* [Available data]

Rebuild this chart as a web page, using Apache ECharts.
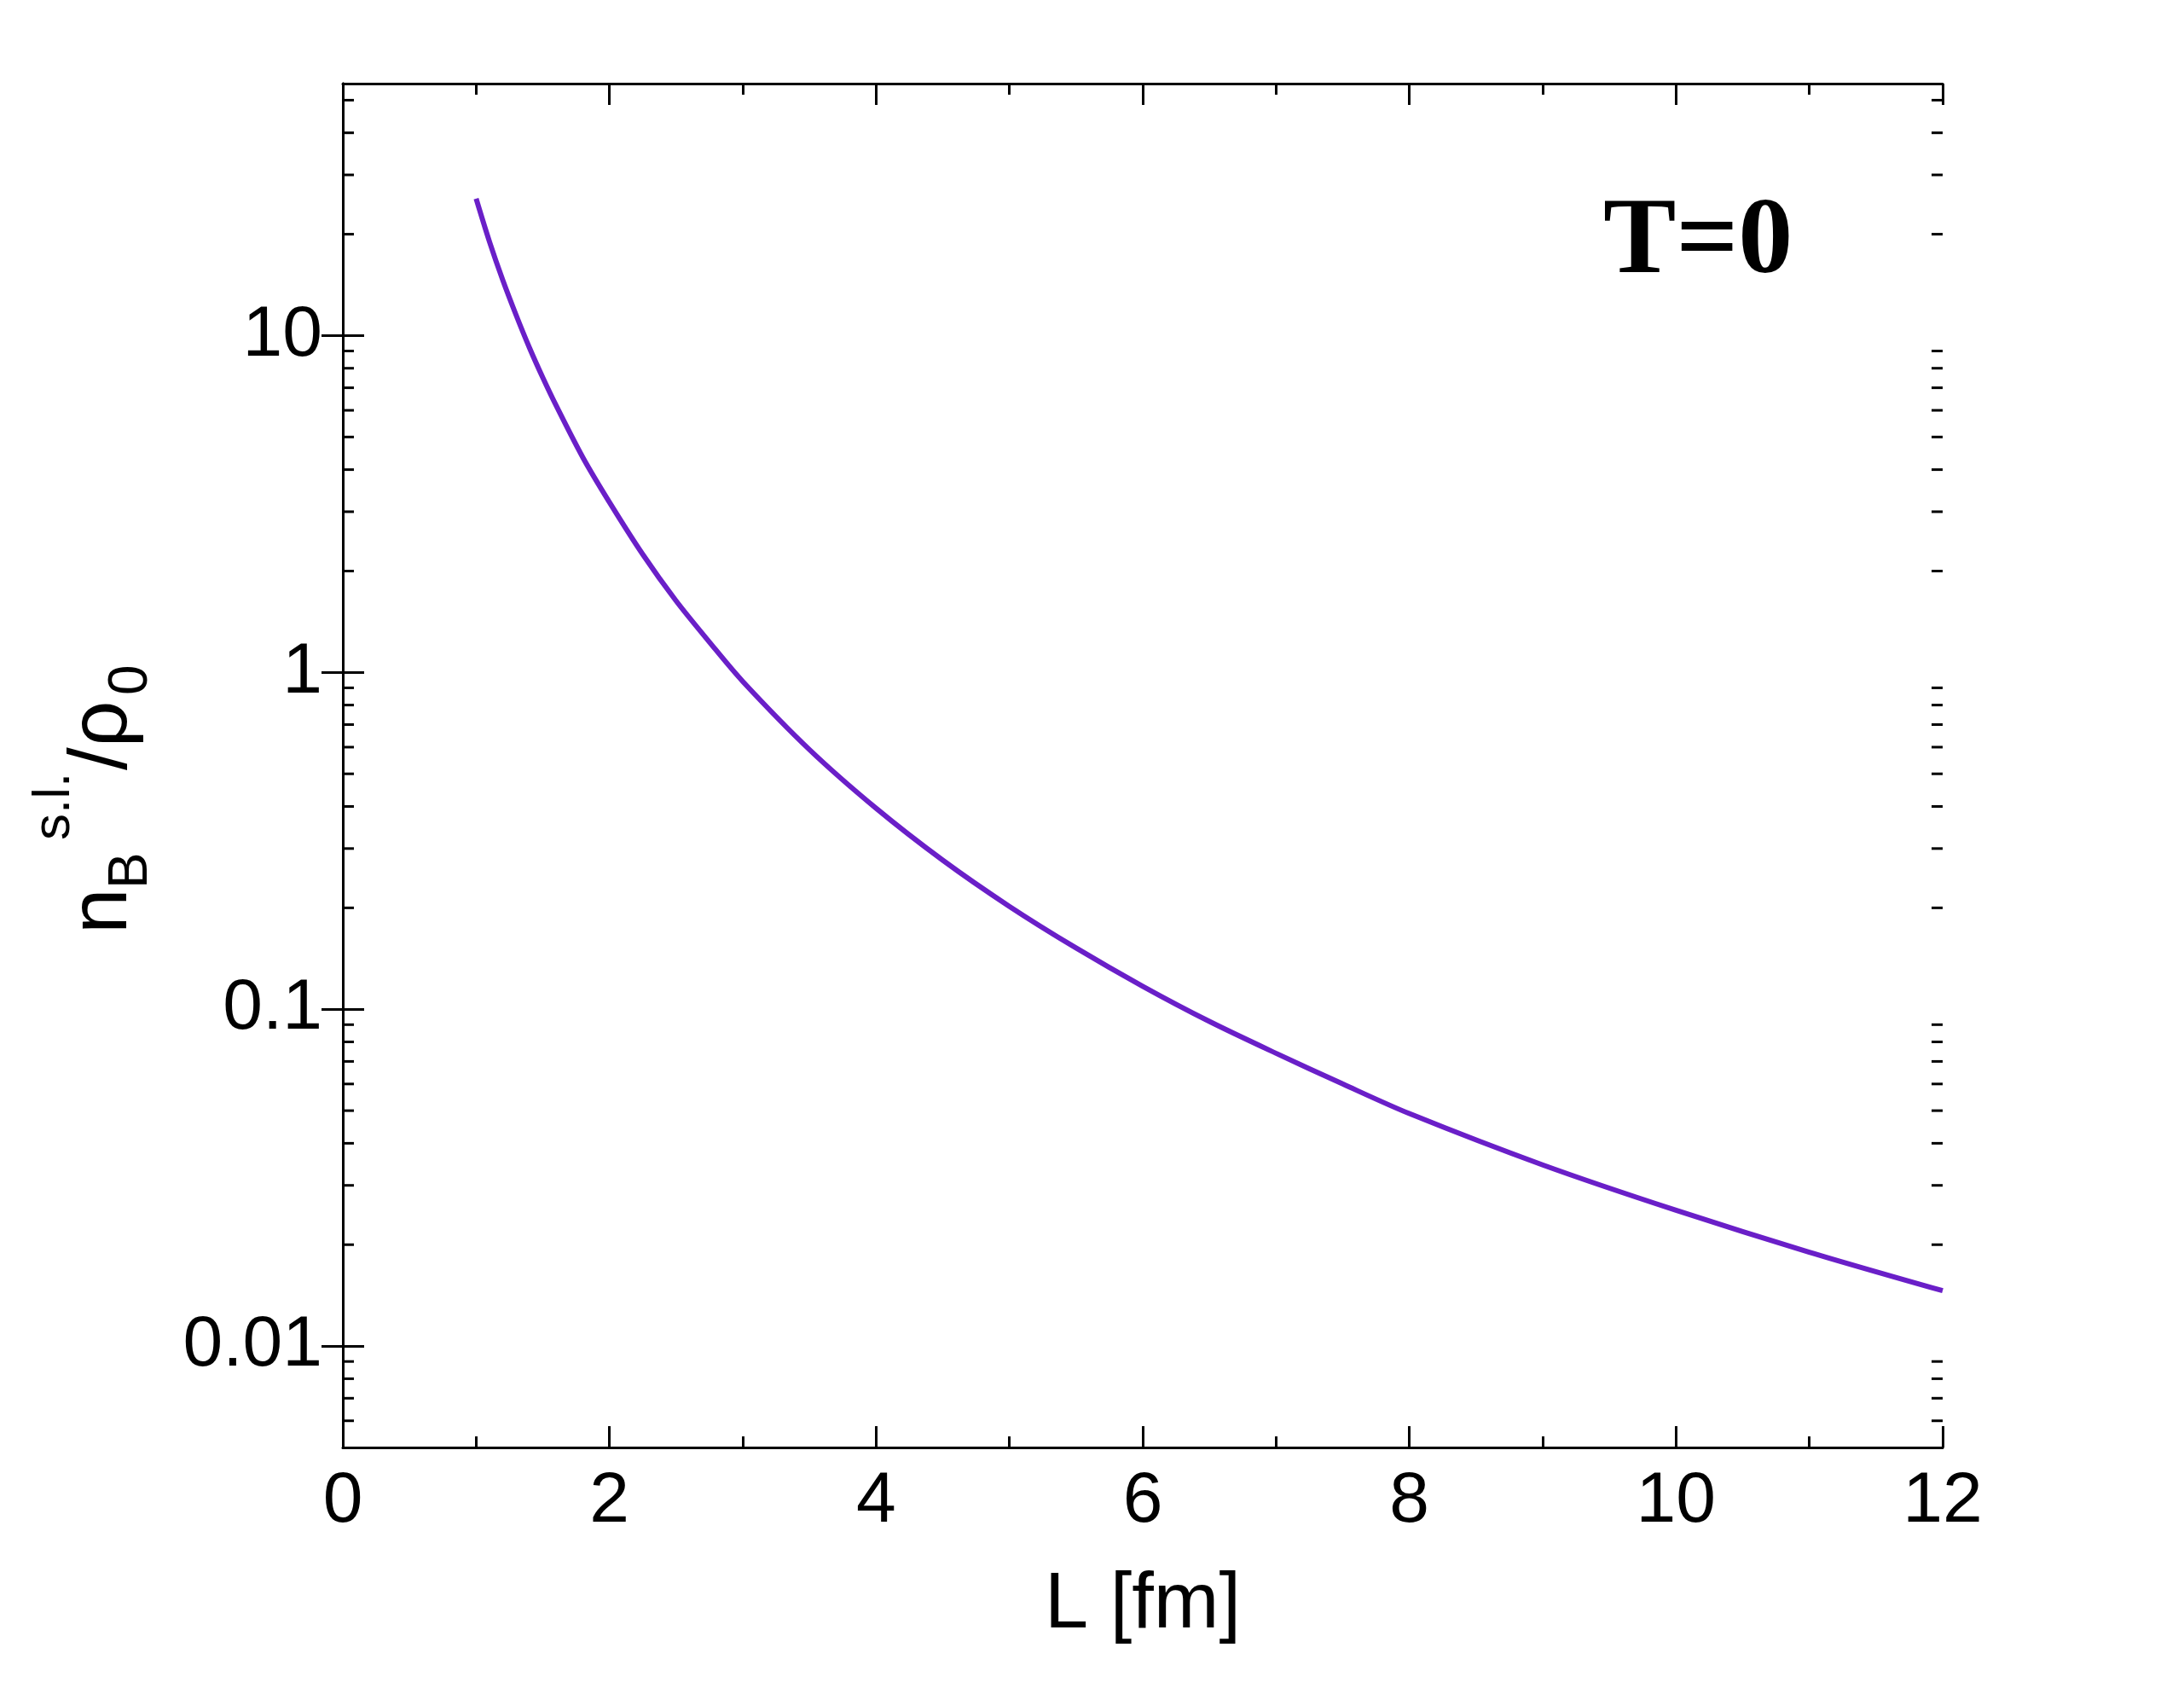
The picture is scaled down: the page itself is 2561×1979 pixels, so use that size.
<!DOCTYPE html>
<html><head><meta charset="utf-8">
<script src="https://cdn.jsdelivr.net/npm/echarts@6/dist/echarts.min.js"></script>
<style>html,body{margin:0;background:#fff}#c{width:2561px;height:1979px}</style>
</head><body><div id="c"></div>
<script>
const L = [1,1.1,1.2,1.3,1.4,1.5,1.6,1.8,2,2.25,2.5,2.75,3,3.5,4,4.5,5,5.5,6,6.5,7,7.5,8,9,10,11,12];
const nB = [25.5,19.0,14.6,11.5,9.2,7.5,6.2,4.35,3.2,2.24,1.63,1.23,0.94,0.59,0.395,0.277,0.202,0.152,0.117,0.092,0.074,0.06,0.049,0.0345,0.0253,0.019,0.0146];
const xTicks = [0,2,4,6,8,10,12];
const yMajor = [0.01,0.1,1,10];
const yMinor = [0.006,0.007,0.008,0.009,0.02,0.03,0.04,0.05,0.06,0.07,0.08,0.09,0.2,0.3,0.4,0.5,0.6,0.7,0.8,0.9,2,3,4,5,6,7,8,9,20,30,40,50];
const chart = echarts.init(document.getElementById('c'));
const ax = {color:'#000',width:3};
const tf = 'Liberation Sans, Arial, sans-serif';
const yTickCfg = {inside:true,length:25,lineStyle:ax,customValues:yMajor};
chart.setOption({
  animation:false,
  grid:{left:402,right:283,top:98,bottom:282},
  xAxis:[{type:'value',min:0,max:12,interval:2,position:'bottom',
    axisLine:{lineStyle:ax},axisTick:{inside:true,length:25,lineStyle:ax},
    minorTick:{show:true,splitNumber:2,length:13,lineStyle:ax},splitLine:{show:false},
    axisLabel:{fontSize:84,fontFamily:tf,color:'#000',margin:22,formatter:v=>xTicks.includes(v)?String(v):''},
    name:'L [fm]',nameLocation:'middle',nameGap:140,nameTextStyle:{fontSize:92,fontFamily:tf,color:'#000'}},
   {type:'value',min:0,max:12,interval:2,position:'top',
    axisLine:{lineStyle:ax},axisTick:{inside:true,length:25,lineStyle:ax},
    minorTick:{show:true,splitNumber:2,length:13,lineStyle:ax},splitLine:{show:false},axisLabel:{show:false}}],
  yAxis:[{type:'log',logBase:10,min:0.005,max:56,position:'left',
    axisLine:{lineStyle:ax},axisTick:yTickCfg,splitLine:{show:false},
    axisLabel:{fontSize:84,fontFamily:tf,color:'#000',margin:24,customValues:yMajor,formatter:v=>{for(const m of yMajor){if(Math.abs(v/m-1)<1e-6)return String(m);}return '';}}},
   {type:'log',logBase:10,min:0.005,max:56,position:'right',
    axisLine:{lineStyle:ax},axisTick:yTickCfg,splitLine:{show:false},axisLabel:{show:false,customValues:yMajor}}],
  series:[
   {type:'line',data:L.map((x,i)=>[x,nB[i]]),smooth:0.3,showSymbol:false,lineStyle:{color:'#6a1fc8',width:6}},
   {type:'custom',clip:false,data:yMinor.map(v=>[0,v]),renderItem:(p,api)=>{
     const v=api.value(1);const a=api.coord([0,v]);const b=api.coord([12,v]);
     return {type:'group',children:[
       {type:'line',shape:{x1:a[0],y1:a[1],x2:a[0]+13,y2:a[1]},style:{stroke:'#000',lineWidth:3}},
       {type:'line',shape:{x1:b[0],y1:b[1],x2:b[0]-13,y2:b[1]},style:{stroke:'#000',lineWidth:3}}]};}}
  ],
  graphic:[
   {type:'text',left:1880,top:222,style:{text:'T=0',font:'bold 128px "Liberation Serif", serif',fill:'#000'}},
   {type:'group',x:122,y:895,rotation:Math.PI/2,children:[
     {type:'text',x:-200,y:0,style:{text:'n',font:'96px '+tf,fill:'#000',verticalAlign:'middle'}},
     {type:'text',x:-147,y:32,style:{text:'B',font:'64px '+tf,fill:'#000',verticalAlign:'middle'}},
     {type:'text',x:-90,y:-58,style:{text:'s.l.',font:'62px '+tf,fill:'#000',verticalAlign:'middle'}},
     {type:'text',x:-8,y:0,style:{text:'/ρ',font:'96px '+tf,fill:'#000',verticalAlign:'middle'}},
     {type:'text',x:80,y:32,style:{text:'0',font:'64px '+tf,fill:'#000',verticalAlign:'middle'}}
   ]}
  ]
});
</script></body></html>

* [Your objective]
Copy all the data exactly as written, but skip any picture.

* [Correct response]
Rebuild this chart as a web page, using Apache ECharts.
The picture is scaled down: the page itself is 2561×1979 pixels, so use that size.
<!DOCTYPE html>
<html><head><meta charset="utf-8">
<script src="https://cdn.jsdelivr.net/npm/echarts@6/dist/echarts.min.js"></script>
<style>html,body{margin:0;background:#fff}#c{width:2561px;height:1979px}</style>
</head><body><div id="c"></div>
<script>
const L = [1,1.1,1.2,1.3,1.4,1.5,1.6,1.8,2,2.25,2.5,2.75,3,3.5,4,4.5,5,5.5,6,6.5,7,7.5,8,9,10,11,12];
const nB = [25.5,19.0,14.6,11.5,9.2,7.5,6.2,4.35,3.2,2.24,1.63,1.23,0.94,0.59,0.395,0.277,0.202,0.152,0.117,0.092,0.074,0.06,0.049,0.0345,0.0253,0.019,0.0146];
const xTicks = [0,2,4,6,8,10,12];
const yMajor = [0.01,0.1,1,10];
const yMinor = [0.006,0.007,0.008,0.009,0.02,0.03,0.04,0.05,0.06,0.07,0.08,0.09,0.2,0.3,0.4,0.5,0.6,0.7,0.8,0.9,2,3,4,5,6,7,8,9,20,30,40,50];
const chart = echarts.init(document.getElementById('c'));
const ax = {color:'#000',width:3};
const tf = 'Liberation Sans, Arial, sans-serif';
const yTickCfg = {inside:true,length:25,lineStyle:ax,customValues:yMajor};
chart.setOption({
  animation:false,
  grid:{left:402,right:283,top:98,bottom:282},
  xAxis:[{type:'value',min:0,max:12,interval:2,position:'bottom',
    axisLine:{lineStyle:ax},axisTick:{inside:true,length:25,lineStyle:ax},
    minorTick:{show:true,splitNumber:2,length:13,lineStyle:ax},splitLine:{show:false},
    axisLabel:{fontSize:84,fontFamily:tf,color:'#000',margin:22,formatter:v=>xTicks.includes(v)?String(v):''},
    name:'L [fm]',nameLocation:'middle',nameGap:140,nameTextStyle:{fontSize:92,fontFamily:tf,color:'#000'}},
   {type:'value',min:0,max:12,interval:2,position:'top',
    axisLine:{lineStyle:ax},axisTick:{inside:true,length:25,lineStyle:ax},
    minorTick:{show:true,splitNumber:2,length:13,lineStyle:ax},splitLine:{show:false},axisLabel:{show:false}}],
  yAxis:[{type:'log',logBase:10,min:0.005,max:56,position:'left',
    axisLine:{lineStyle:ax},axisTick:yTickCfg,splitLine:{show:false},
    axisLabel:{fontSize:84,fontFamily:tf,color:'#000',margin:24,customValues:yMajor,formatter:v=>{for(const m of yMajor){if(Math.abs(v/m-1)<1e-6)return String(m);}return '';}}},
   {type:'log',logBase:10,min:0.005,max:56,position:'right',
    axisLine:{lineStyle:ax},axisTick:yTickCfg,splitLine:{show:false},axisLabel:{show:false,customValues:yMajor}}],
  series:[
   {type:'line',data:L.map((x,i)=>[x,nB[i]]),smooth:0.3,showSymbol:false,lineStyle:{color:'#6a1fc8',width:6}},
   {type:'custom',clip:false,data:yMinor.map(v=>[0,v]),renderItem:(p,api)=>{
     const v=api.value(1);const a=api.coord([0,v]);const b=api.coord([12,v]);
     return {type:'group',children:[
       {type:'line',shape:{x1:a[0],y1:a[1],x2:a[0]+13,y2:a[1]},style:{stroke:'#000',lineWidth:3}},
       {type:'line',shape:{x1:b[0],y1:b[1],x2:b[0]-13,y2:b[1]},style:{stroke:'#000',lineWidth:3}}]};}}
  ],
  graphic:[
   {type:'text',left:1880,top:222,style:{text:'T=0',font:'bold 128px "Liberation Serif", serif',fill:'#000'}},
   {type:'group',x:122,y:895,rotation:Math.PI/2,children:[
     {type:'text',x:-200,y:0,style:{text:'n',font:'96px '+tf,fill:'#000',verticalAlign:'middle'}},
     {type:'text',x:-147,y:32,style:{text:'B',font:'64px '+tf,fill:'#000',verticalAlign:'middle'}},
     {type:'text',x:-90,y:-58,style:{text:'s.l.',font:'62px '+tf,fill:'#000',verticalAlign:'middle'}},
     {type:'text',x:-8,y:0,style:{text:'/ρ',font:'96px '+tf,fill:'#000',verticalAlign:'middle'}},
     {type:'text',x:80,y:32,style:{text:'0',font:'64px '+tf,fill:'#000',verticalAlign:'middle'}}
   ]}
  ]
});
</script></body></html>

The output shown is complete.